• _What this task involves_: Write out the material exactly, without any of its pictures.
--- start Data shown ---
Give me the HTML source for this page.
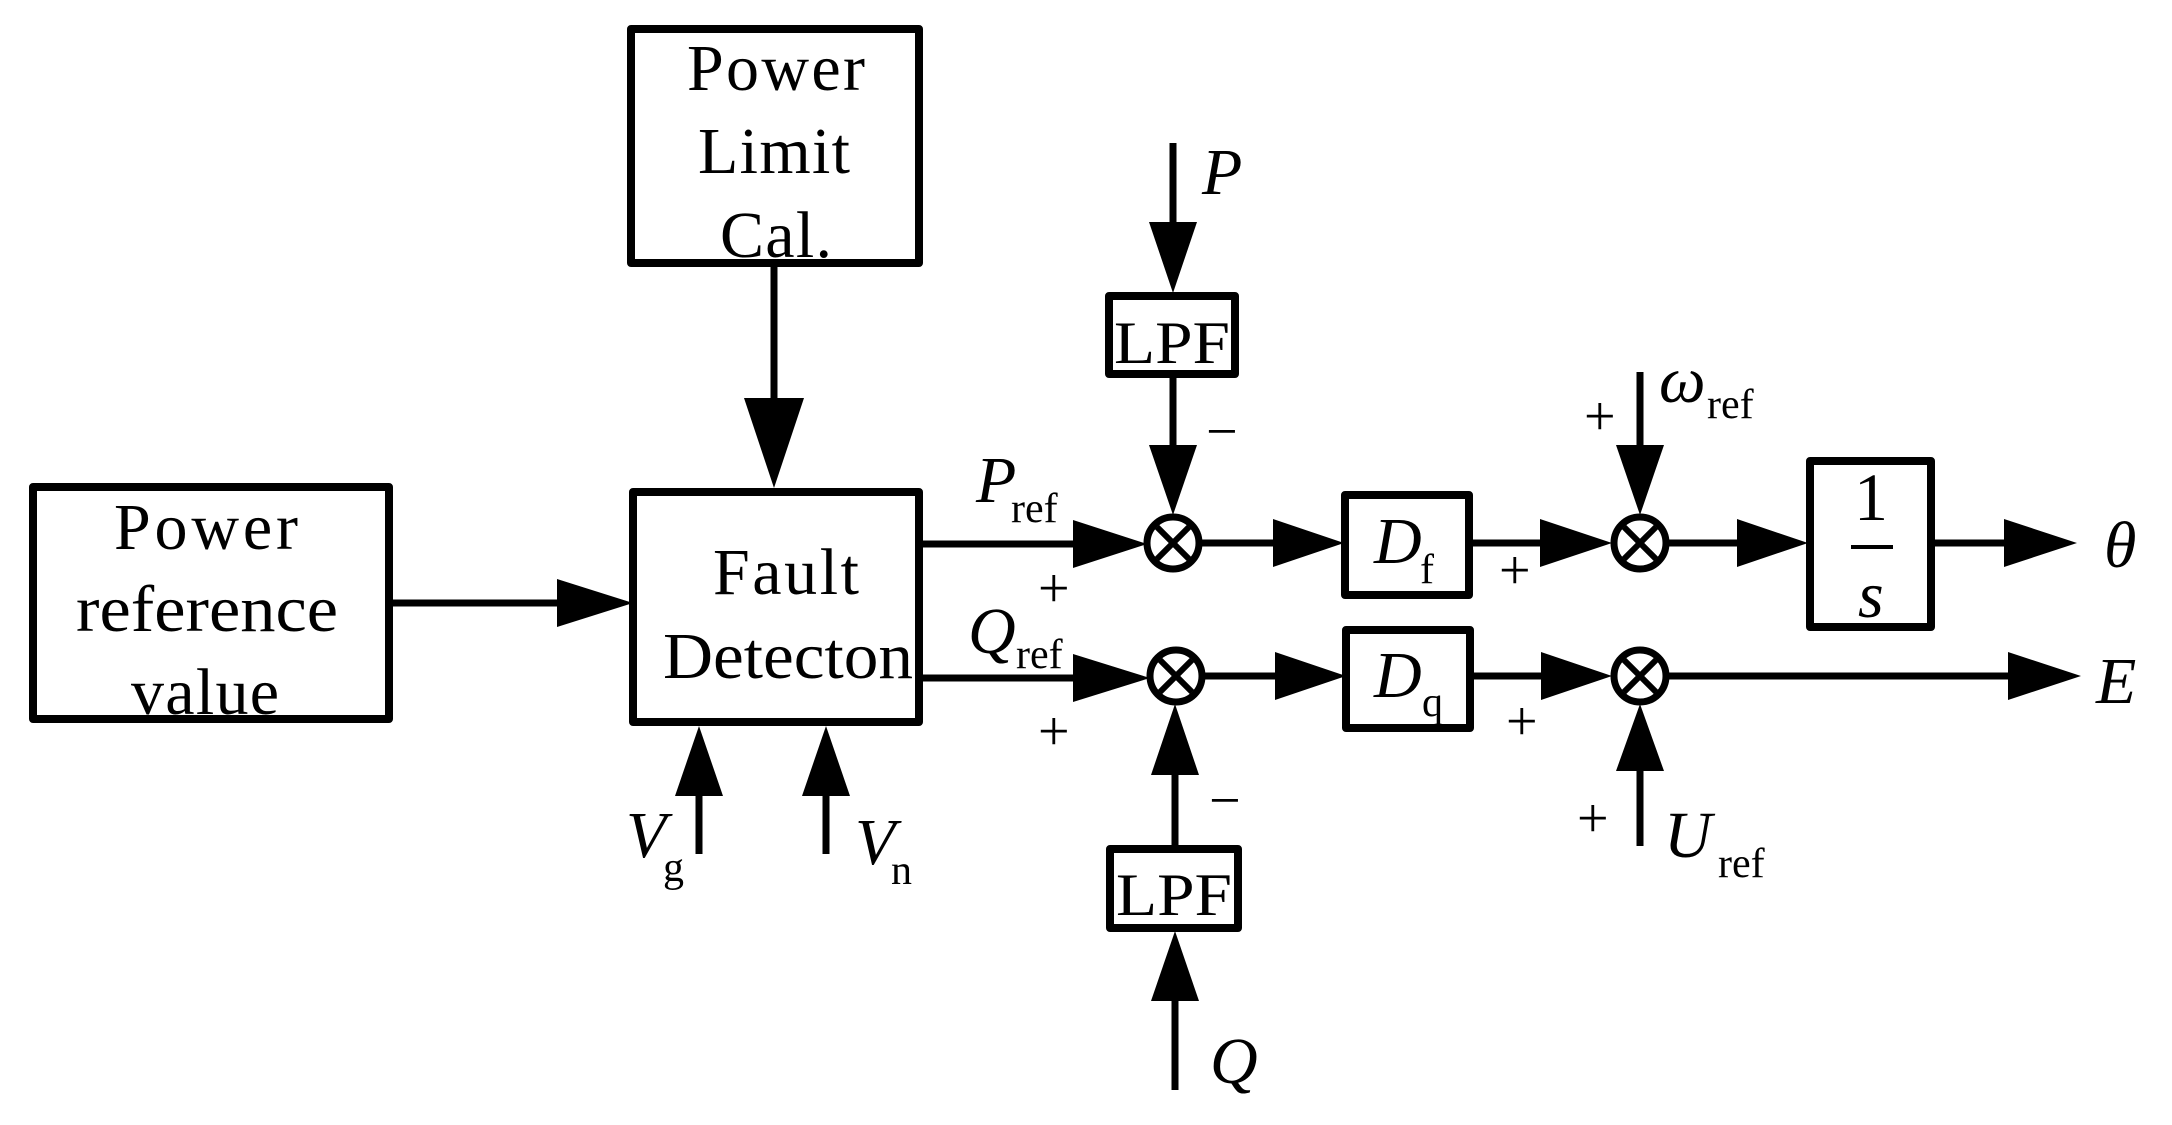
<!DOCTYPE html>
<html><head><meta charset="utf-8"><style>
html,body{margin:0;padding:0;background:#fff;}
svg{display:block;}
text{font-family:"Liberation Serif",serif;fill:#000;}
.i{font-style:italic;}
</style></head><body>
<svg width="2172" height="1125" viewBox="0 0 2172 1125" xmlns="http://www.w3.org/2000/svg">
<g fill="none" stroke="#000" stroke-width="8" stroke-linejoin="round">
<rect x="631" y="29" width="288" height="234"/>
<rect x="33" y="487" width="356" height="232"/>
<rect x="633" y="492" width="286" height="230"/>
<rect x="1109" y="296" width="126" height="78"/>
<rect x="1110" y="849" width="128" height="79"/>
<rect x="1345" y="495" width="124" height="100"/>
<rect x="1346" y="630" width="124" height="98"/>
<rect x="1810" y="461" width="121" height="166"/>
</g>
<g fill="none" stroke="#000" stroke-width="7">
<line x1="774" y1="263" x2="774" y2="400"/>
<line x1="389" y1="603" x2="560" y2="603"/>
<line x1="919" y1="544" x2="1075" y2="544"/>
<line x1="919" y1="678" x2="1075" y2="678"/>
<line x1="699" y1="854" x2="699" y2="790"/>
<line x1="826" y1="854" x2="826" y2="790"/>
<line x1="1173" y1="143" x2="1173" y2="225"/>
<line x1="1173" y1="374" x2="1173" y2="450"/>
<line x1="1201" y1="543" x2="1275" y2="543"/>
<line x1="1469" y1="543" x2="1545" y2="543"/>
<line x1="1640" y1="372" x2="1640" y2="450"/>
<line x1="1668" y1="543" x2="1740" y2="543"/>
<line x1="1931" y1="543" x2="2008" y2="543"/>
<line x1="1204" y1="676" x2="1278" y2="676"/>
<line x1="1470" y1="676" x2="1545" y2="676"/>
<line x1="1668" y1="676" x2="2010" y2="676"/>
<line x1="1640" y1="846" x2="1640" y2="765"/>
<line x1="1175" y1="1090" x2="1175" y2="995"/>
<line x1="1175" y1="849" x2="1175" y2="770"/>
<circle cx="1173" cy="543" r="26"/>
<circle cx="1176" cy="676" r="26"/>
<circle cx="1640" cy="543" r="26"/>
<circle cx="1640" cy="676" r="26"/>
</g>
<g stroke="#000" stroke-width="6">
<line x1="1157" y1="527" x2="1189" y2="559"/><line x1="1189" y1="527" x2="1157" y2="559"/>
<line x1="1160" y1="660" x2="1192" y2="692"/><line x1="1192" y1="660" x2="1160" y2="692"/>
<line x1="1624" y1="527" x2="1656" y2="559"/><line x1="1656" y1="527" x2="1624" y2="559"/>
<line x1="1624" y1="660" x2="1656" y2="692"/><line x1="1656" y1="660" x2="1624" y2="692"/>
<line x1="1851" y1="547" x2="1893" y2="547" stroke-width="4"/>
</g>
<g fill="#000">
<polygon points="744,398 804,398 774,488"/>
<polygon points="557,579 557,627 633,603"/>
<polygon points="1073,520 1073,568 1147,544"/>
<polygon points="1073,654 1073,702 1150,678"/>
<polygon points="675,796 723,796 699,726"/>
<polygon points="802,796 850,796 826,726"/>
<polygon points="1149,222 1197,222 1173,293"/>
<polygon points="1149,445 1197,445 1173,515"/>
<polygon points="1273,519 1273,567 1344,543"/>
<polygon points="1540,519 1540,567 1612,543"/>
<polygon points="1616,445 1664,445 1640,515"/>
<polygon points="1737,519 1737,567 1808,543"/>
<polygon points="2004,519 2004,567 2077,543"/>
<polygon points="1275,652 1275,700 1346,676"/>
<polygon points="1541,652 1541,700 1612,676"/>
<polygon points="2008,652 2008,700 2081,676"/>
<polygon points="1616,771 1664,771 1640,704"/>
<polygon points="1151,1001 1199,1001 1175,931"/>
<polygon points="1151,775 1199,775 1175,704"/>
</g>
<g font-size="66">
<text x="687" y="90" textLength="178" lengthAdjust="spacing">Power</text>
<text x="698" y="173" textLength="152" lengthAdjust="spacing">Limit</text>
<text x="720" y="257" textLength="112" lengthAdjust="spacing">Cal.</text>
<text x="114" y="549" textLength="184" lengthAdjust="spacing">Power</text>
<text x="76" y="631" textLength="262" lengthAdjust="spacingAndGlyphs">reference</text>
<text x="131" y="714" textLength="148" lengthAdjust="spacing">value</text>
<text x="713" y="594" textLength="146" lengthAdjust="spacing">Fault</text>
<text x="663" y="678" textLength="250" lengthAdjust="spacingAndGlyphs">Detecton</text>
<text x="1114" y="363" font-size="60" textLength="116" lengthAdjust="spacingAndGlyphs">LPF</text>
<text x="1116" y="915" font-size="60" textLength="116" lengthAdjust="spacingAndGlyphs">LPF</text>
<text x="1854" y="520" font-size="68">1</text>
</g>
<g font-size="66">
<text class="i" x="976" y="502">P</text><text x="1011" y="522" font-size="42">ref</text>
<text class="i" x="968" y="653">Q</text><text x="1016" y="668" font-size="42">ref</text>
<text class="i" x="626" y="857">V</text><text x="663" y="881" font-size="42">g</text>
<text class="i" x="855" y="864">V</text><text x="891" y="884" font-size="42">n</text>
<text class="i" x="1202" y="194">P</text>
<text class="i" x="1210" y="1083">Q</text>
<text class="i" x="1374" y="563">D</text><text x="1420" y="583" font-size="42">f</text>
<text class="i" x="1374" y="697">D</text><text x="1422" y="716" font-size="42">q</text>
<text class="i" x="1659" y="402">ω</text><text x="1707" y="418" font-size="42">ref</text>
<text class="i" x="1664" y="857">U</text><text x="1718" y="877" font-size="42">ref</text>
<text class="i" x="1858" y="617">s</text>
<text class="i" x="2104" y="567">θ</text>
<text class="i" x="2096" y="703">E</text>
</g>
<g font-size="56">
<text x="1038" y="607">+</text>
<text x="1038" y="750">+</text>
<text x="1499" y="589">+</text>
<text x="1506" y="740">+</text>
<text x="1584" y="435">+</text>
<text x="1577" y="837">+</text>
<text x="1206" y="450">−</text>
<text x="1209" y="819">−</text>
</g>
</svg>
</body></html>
--- end Data shown ---
• _Answer in full_:
Give me the HTML source for this page.
<!DOCTYPE html>
<html><head><meta charset="utf-8"><style>
html,body{margin:0;padding:0;background:#fff;}
svg{display:block;}
text{font-family:"Liberation Serif",serif;fill:#000;}
.i{font-style:italic;}
</style></head><body>
<svg width="2172" height="1125" viewBox="0 0 2172 1125" xmlns="http://www.w3.org/2000/svg">
<g fill="none" stroke="#000" stroke-width="8" stroke-linejoin="round">
<rect x="631" y="29" width="288" height="234"/>
<rect x="33" y="487" width="356" height="232"/>
<rect x="633" y="492" width="286" height="230"/>
<rect x="1109" y="296" width="126" height="78"/>
<rect x="1110" y="849" width="128" height="79"/>
<rect x="1345" y="495" width="124" height="100"/>
<rect x="1346" y="630" width="124" height="98"/>
<rect x="1810" y="461" width="121" height="166"/>
</g>
<g fill="none" stroke="#000" stroke-width="7">
<line x1="774" y1="263" x2="774" y2="400"/>
<line x1="389" y1="603" x2="560" y2="603"/>
<line x1="919" y1="544" x2="1075" y2="544"/>
<line x1="919" y1="678" x2="1075" y2="678"/>
<line x1="699" y1="854" x2="699" y2="790"/>
<line x1="826" y1="854" x2="826" y2="790"/>
<line x1="1173" y1="143" x2="1173" y2="225"/>
<line x1="1173" y1="374" x2="1173" y2="450"/>
<line x1="1201" y1="543" x2="1275" y2="543"/>
<line x1="1469" y1="543" x2="1545" y2="543"/>
<line x1="1640" y1="372" x2="1640" y2="450"/>
<line x1="1668" y1="543" x2="1740" y2="543"/>
<line x1="1931" y1="543" x2="2008" y2="543"/>
<line x1="1204" y1="676" x2="1278" y2="676"/>
<line x1="1470" y1="676" x2="1545" y2="676"/>
<line x1="1668" y1="676" x2="2010" y2="676"/>
<line x1="1640" y1="846" x2="1640" y2="765"/>
<line x1="1175" y1="1090" x2="1175" y2="995"/>
<line x1="1175" y1="849" x2="1175" y2="770"/>
<circle cx="1173" cy="543" r="26"/>
<circle cx="1176" cy="676" r="26"/>
<circle cx="1640" cy="543" r="26"/>
<circle cx="1640" cy="676" r="26"/>
</g>
<g stroke="#000" stroke-width="6">
<line x1="1157" y1="527" x2="1189" y2="559"/><line x1="1189" y1="527" x2="1157" y2="559"/>
<line x1="1160" y1="660" x2="1192" y2="692"/><line x1="1192" y1="660" x2="1160" y2="692"/>
<line x1="1624" y1="527" x2="1656" y2="559"/><line x1="1656" y1="527" x2="1624" y2="559"/>
<line x1="1624" y1="660" x2="1656" y2="692"/><line x1="1656" y1="660" x2="1624" y2="692"/>
<line x1="1851" y1="547" x2="1893" y2="547" stroke-width="4"/>
</g>
<g fill="#000">
<polygon points="744,398 804,398 774,488"/>
<polygon points="557,579 557,627 633,603"/>
<polygon points="1073,520 1073,568 1147,544"/>
<polygon points="1073,654 1073,702 1150,678"/>
<polygon points="675,796 723,796 699,726"/>
<polygon points="802,796 850,796 826,726"/>
<polygon points="1149,222 1197,222 1173,293"/>
<polygon points="1149,445 1197,445 1173,515"/>
<polygon points="1273,519 1273,567 1344,543"/>
<polygon points="1540,519 1540,567 1612,543"/>
<polygon points="1616,445 1664,445 1640,515"/>
<polygon points="1737,519 1737,567 1808,543"/>
<polygon points="2004,519 2004,567 2077,543"/>
<polygon points="1275,652 1275,700 1346,676"/>
<polygon points="1541,652 1541,700 1612,676"/>
<polygon points="2008,652 2008,700 2081,676"/>
<polygon points="1616,771 1664,771 1640,704"/>
<polygon points="1151,1001 1199,1001 1175,931"/>
<polygon points="1151,775 1199,775 1175,704"/>
</g>
<g font-size="66">
<text x="687" y="90" textLength="178" lengthAdjust="spacing">Power</text>
<text x="698" y="173" textLength="152" lengthAdjust="spacing">Limit</text>
<text x="720" y="257" textLength="112" lengthAdjust="spacing">Cal.</text>
<text x="114" y="549" textLength="184" lengthAdjust="spacing">Power</text>
<text x="76" y="631" textLength="262" lengthAdjust="spacingAndGlyphs">reference</text>
<text x="131" y="714" textLength="148" lengthAdjust="spacing">value</text>
<text x="713" y="594" textLength="146" lengthAdjust="spacing">Fault</text>
<text x="663" y="678" textLength="250" lengthAdjust="spacingAndGlyphs">Detecton</text>
<text x="1114" y="363" font-size="60" textLength="116" lengthAdjust="spacingAndGlyphs">LPF</text>
<text x="1116" y="915" font-size="60" textLength="116" lengthAdjust="spacingAndGlyphs">LPF</text>
<text x="1854" y="520" font-size="68">1</text>
</g>
<g font-size="66">
<text class="i" x="976" y="502">P</text><text x="1011" y="522" font-size="42">ref</text>
<text class="i" x="968" y="653">Q</text><text x="1016" y="668" font-size="42">ref</text>
<text class="i" x="626" y="857">V</text><text x="663" y="881" font-size="42">g</text>
<text class="i" x="855" y="864">V</text><text x="891" y="884" font-size="42">n</text>
<text class="i" x="1202" y="194">P</text>
<text class="i" x="1210" y="1083">Q</text>
<text class="i" x="1374" y="563">D</text><text x="1420" y="583" font-size="42">f</text>
<text class="i" x="1374" y="697">D</text><text x="1422" y="716" font-size="42">q</text>
<text class="i" x="1659" y="402">ω</text><text x="1707" y="418" font-size="42">ref</text>
<text class="i" x="1664" y="857">U</text><text x="1718" y="877" font-size="42">ref</text>
<text class="i" x="1858" y="617">s</text>
<text class="i" x="2104" y="567">θ</text>
<text class="i" x="2096" y="703">E</text>
</g>
<g font-size="56">
<text x="1038" y="607">+</text>
<text x="1038" y="750">+</text>
<text x="1499" y="589">+</text>
<text x="1506" y="740">+</text>
<text x="1584" y="435">+</text>
<text x="1577" y="837">+</text>
<text x="1206" y="450">−</text>
<text x="1209" y="819">−</text>
</g>
</svg>
</body></html>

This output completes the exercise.